In the film Dead Poets Society, Robin William’s character, Mr Keating, provides an aspirational figure for the boys he teaches … In an iconic moment, Keating climbs on his desk, to the bemusement of his pupils, and begins to speak:
‘Why do I stand up here? Anybody … ? […] I stand upon my desk to remind myself that we must constantly look at things in a different way. You see, the world looks very different from up here. You don’t believe me? Come see for yourself. Come on. Come on!’
The boys begin to stand on his desk. Keating jumps down. ‘Just when you think you know something, you have to look at it in another way. Even though it may seem silly or wrong, you must try! … Thoreau said “Most men lead lives of quiet desperation.” Don’t be resigned to that. Break out!’
(cited in Brian Draper, Spiritual Intelligence)
Deliberately choosing joy is an experience of sudden – or gradual – awakening. For the Mages it was a cataclysmic happening that took over their minds, bodies and spirits; but it came at the end of months – perhaps years – of journeying, of seeking, of doubting. For me, it is an infinitesimal shimmer spotted out of the corner of my eye, the thinnest of threads of hope dangling from the cliff faces of my void. It will grow. It will thicken. It will lengthen. I will be bound up in it, caught, safety-roped into the very heart of the Beloved. For poet Rabindranath Tagore, one encounter with Joy was found through contemplation of the natural landscape and the character of light:
The sun was just rising through the leafy tops of those trees. As I continued to gaze, all of a sudden a covering seemed to fall away from my eyes, and I found the world bathed in a wonderful radiance, with waves of beauty and joy swelling on every side. This radiance pierced in a moment through the folds of sadness and despondency which had accumulated over my heart and flooded it with this universal light.

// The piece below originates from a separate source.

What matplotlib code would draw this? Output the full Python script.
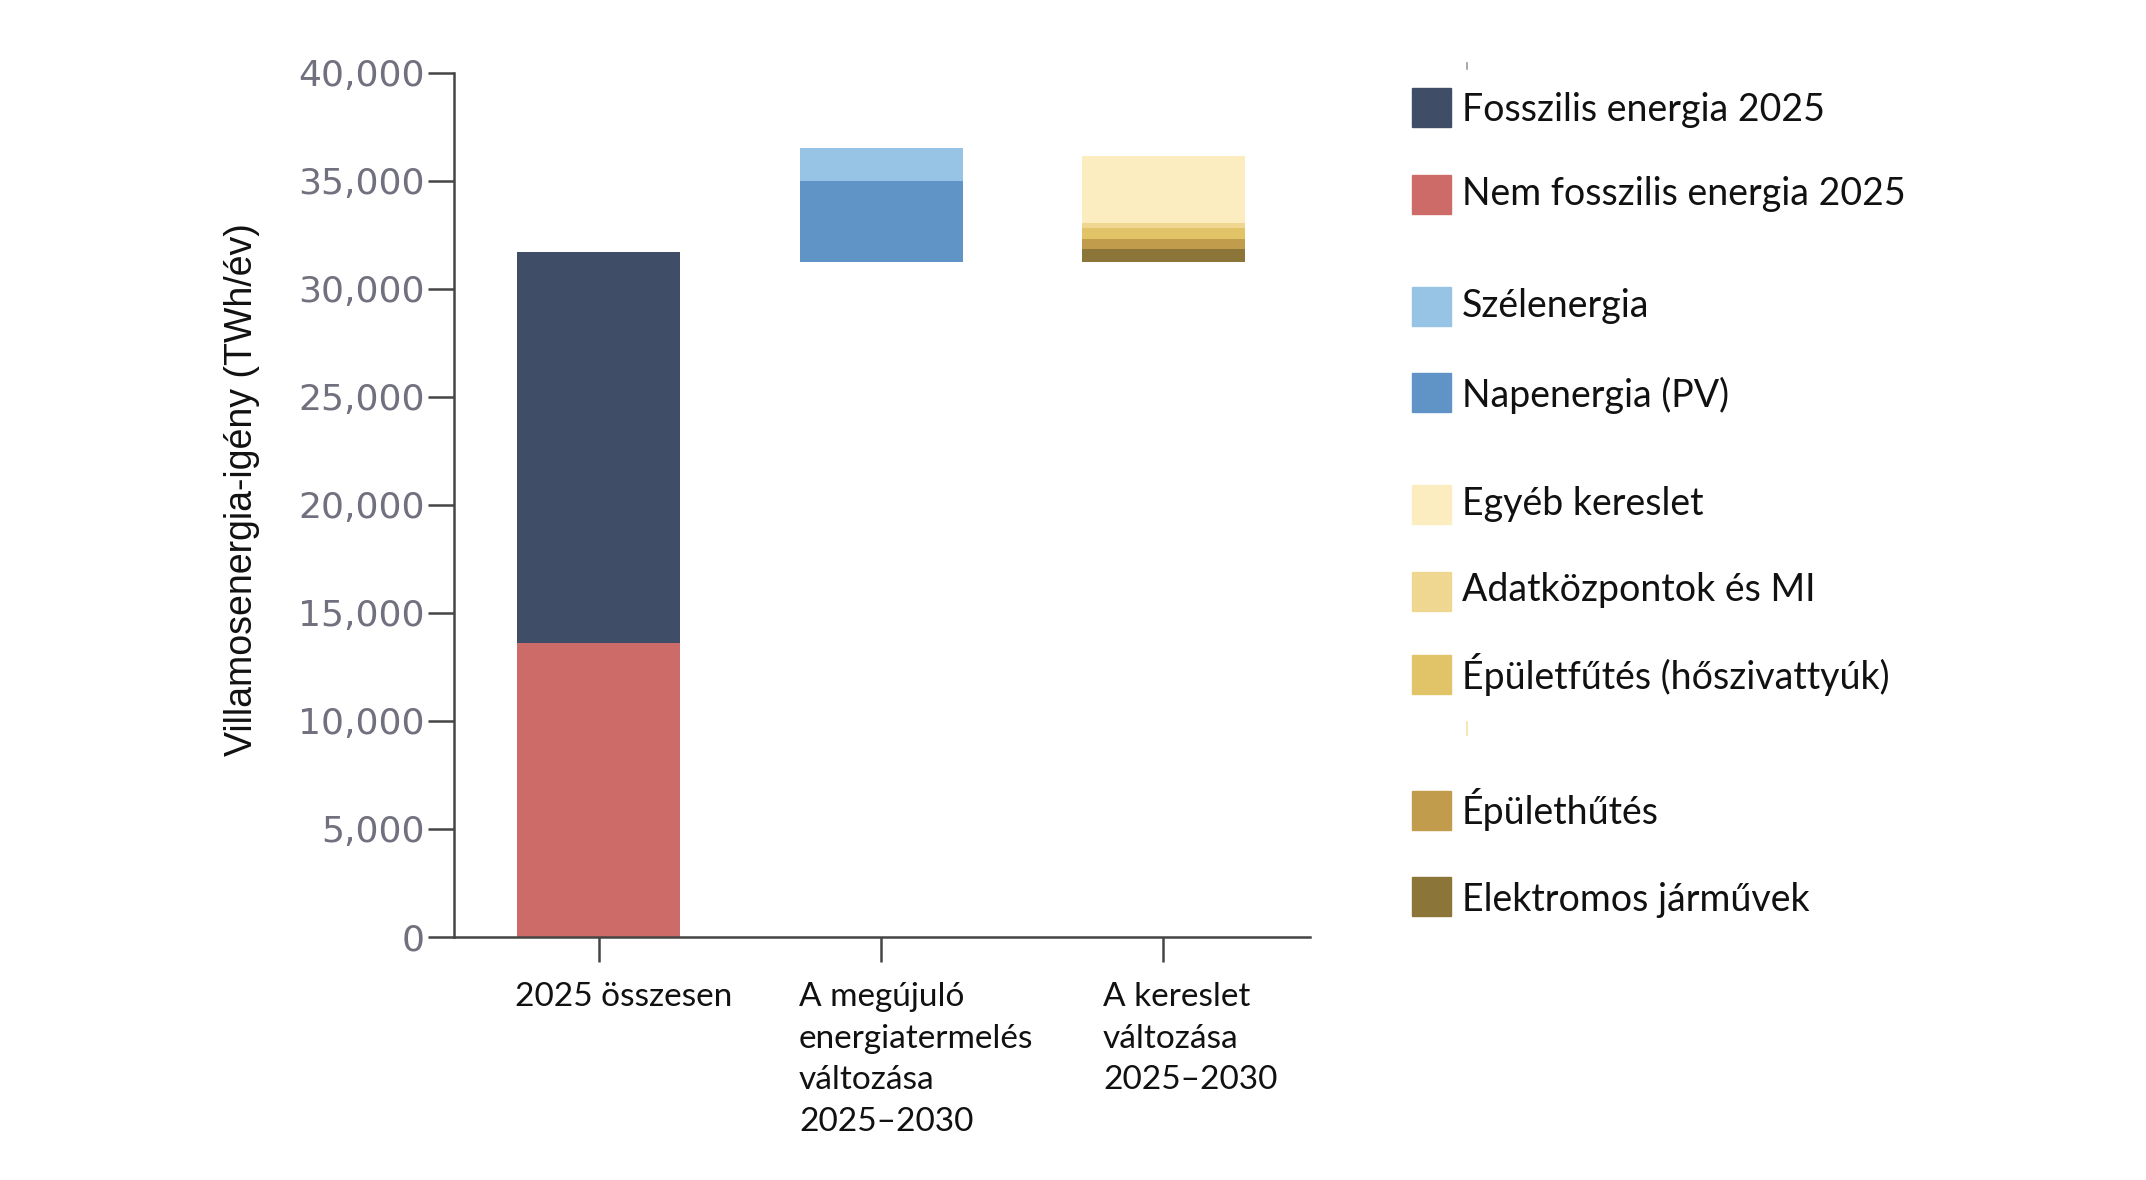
import matplotlib
matplotlib.use("Agg")
import matplotlib.pyplot as plt
from matplotlib.patches import Rectangle
from matplotlib.lines import Line2D
from matplotlib.ticker import FuncFormatter
from matplotlib.transforms import blended_transform_factory

# data (TWh/év)
categories = ["2025 összesen",
              "A megújuló\nenergiatermelés\nváltozása\n2025–2030",
              "A kereslet\nváltozása\n2025–2030"]

non_fossil_2025 = 13600
fossil_2025 = 18100

change_base = 31250          # floating bars start here
solar_pv = 3750
wind = 1550

ev = 600
cooling = 460
heating = 510
datacenters = 230
other_demand = 3100

legend_labels = ["Fosszilis energia 2025", "Nem fosszilis energia 2025",
                 "Szélenergia", "Napenergia (PV)",
                 "Egyéb kereslet", "Adatközpontok és MI",
                 "Épületfűtés (hőszivattyúk)", "Épülethűtés",
                 "Elektromos járművek"]

C_FOSSIL = "#3f4d66"
C_NONFOSSIL = "#cc6b68"
C_WIND = "#97c3e5"
C_PV = "#6094c7"
C_OTHER = "#fcedc0"
C_DATA = "#f0d791"
C_HEAT = "#e1c468"
C_COOL = "#c19c4d"
C_EV = "#8c7538"

legend_colors = [C_FOSSIL, C_NONFOSSIL, C_WIND, C_PV, C_OTHER, C_DATA,
                 C_HEAT, C_COOL, C_EV]

W, H = 2146, 1180
fig = plt.figure(figsize=(W / 100, H / 100), dpi=100)
ax = fig.add_axes([454 / W, 1 - 937 / H, (1310 - 454) / W, (937 - 73) / H])

bw = 0.578
x = [0, 1, 2]

# 2025 total
ax.bar(x[0], non_fossil_2025, bw, color=C_NONFOSSIL)
ax.bar(x[0], fossil_2025, bw, bottom=non_fossil_2025, color=C_FOSSIL)

# renewable generation change
ax.bar(x[1], solar_pv, bw, bottom=change_base, color=C_PV)
ax.bar(x[1], wind, bw, bottom=change_base + solar_pv, color=C_WIND)

# demand change
bottom = change_base
for val, col in [(ev, C_EV), (cooling, C_COOL), (heating, C_HEAT),
                 (datacenters, C_DATA), (other_demand, C_OTHER)]:
    ax.bar(x[2], val, bw, bottom=bottom, color=col)
    bottom += val

ax.set_xlim(-0.514, 2.521)
ax.set_ylim(0, 40000)
ax.set_yticks(range(0, 40001, 5000))
ax.yaxis.set_major_formatter(FuncFormatter(lambda v, p: f"{int(v):,}"))
ax.set_xticks(x)
ax.set_xticklabels([])

for s in ["top", "right"]:
    ax.spines[s].set_visible(False)
for s in ["left", "bottom"]:
    ax.spines[s].set_color("#454545")
    ax.spines[s].set_linewidth(1.8)

ax.tick_params(axis="y", length=19, width=1.8, color="#454545", pad=2,
               labelsize=26, labelcolor="#70707e")
ax.tick_params(axis="x", length=18, width=1.8, color="#454545")
for lab in ax.get_yticklabels():
    lab.set_family("DejaVu Sans")

# category labels, left aligned under the bars
label_offsets = [-0.298, -0.291, -0.213]
trans = blended_transform_factory(ax.transData, ax.transAxes)
for xi, off, txt in zip(x, label_offsets, categories):
    ax.text(xi + off, -0.052, txt, transform=trans, ha="left", va="top",
            fontsize=24, family="Lato", color="#111111", linespacing=1.49,
            clip_on=False)

fig.text(242 / W, 1 - 490 / H, "Villamosenergia-igény (TWh/év)",
         rotation=90, ha="center", va="center", fontsize=27,
         family="Liberation Sans", color="#111111")

# legend drawn by hand (uneven row gaps in the original)
row_y = [107, 194, 306, 392, 504, 591, 674, 810, 896]
text_y = [106, 190, 303, 392, 501, 587, 671, 806, 897]
sq = 39
for yy, ty, lab, col in zip(row_y, text_y, legend_labels, legend_colors):
    fig.add_artist(Rectangle((1412 / W, 1 - (yy + sq / 2) / H), sq / W, sq / H,
                             transform=fig.transFigure, color=col))
    fig.text(1462 / W, 1 - ty / H, lab, ha="left", va="center_baseline",
             fontsize=27, family="Lato", color="#111111")

# two faint stray marks present in the original image
fig.add_artist(Line2D([1467 / W, 1467 / W], [1 - 63 / H, 1 - 69 / H],
                      transform=fig.transFigure, color="#9a9a9a", lw=1.2))
fig.add_artist(Line2D([1467 / W, 1467 / W], [1 - 722 / H, 1 - 735 / H],
                      transform=fig.transFigure, color="#f3e3a6", lw=1.2))

fig.savefig("out.png", dpi=100, facecolor="white")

(from John Pridmore, Playing with Icons (128))
I have known few experiences of being pierced with radiance, but I can remember two moments in particular, when, with my camera in hand, I was just sitting in my wheelchair, alone, waiting, watching light play on water. These were times of illness and sadness overtaken by a welling-up of quiet joy – an experience of fullness and wellbeing, of wholeness, that defies description. In those moments I felt a sense of purpose, long dormant, being reborn in me. In those moments I was able to answer the Great Questioner with a humble ‘Yes’.
Russ Harris, author of The Reality Slap counsels that ‘in the midst of great pain we find great passion’ (141), and identifies the importance presence, purpose and privilege play in the healing of deep emotional trauma:
As we pay attention, with openness and curiosity, we get present. Then we infuse this relationship with purpose: we connect with our eyes; we care about them; and we reflect on how they contribute to our lives, and, in turn, we contribute our gratitude. And as we truly appreciate what eyesight gives us – as we treasure the very miracle of vision itself – then in that moment, we get a sense of privilege. (183-4)
Curiosity. Compassion. Gratitude. Connection. These are the signposts that point this JoyPilgrim the right way.
What would it mean to live
in a city whose people were changing
each other’s despair into hope? –
You yourself must change it. –
what would it feel like to know
your country was changing? –
You yourself must change it. –
Though your life felt arduous
new and unmapped and strange
what would it mean to stand on the first
page of the end of despair?
from ‘dreams before waking’ (1983)
‘the first page of the end of despair?’ iPhone image.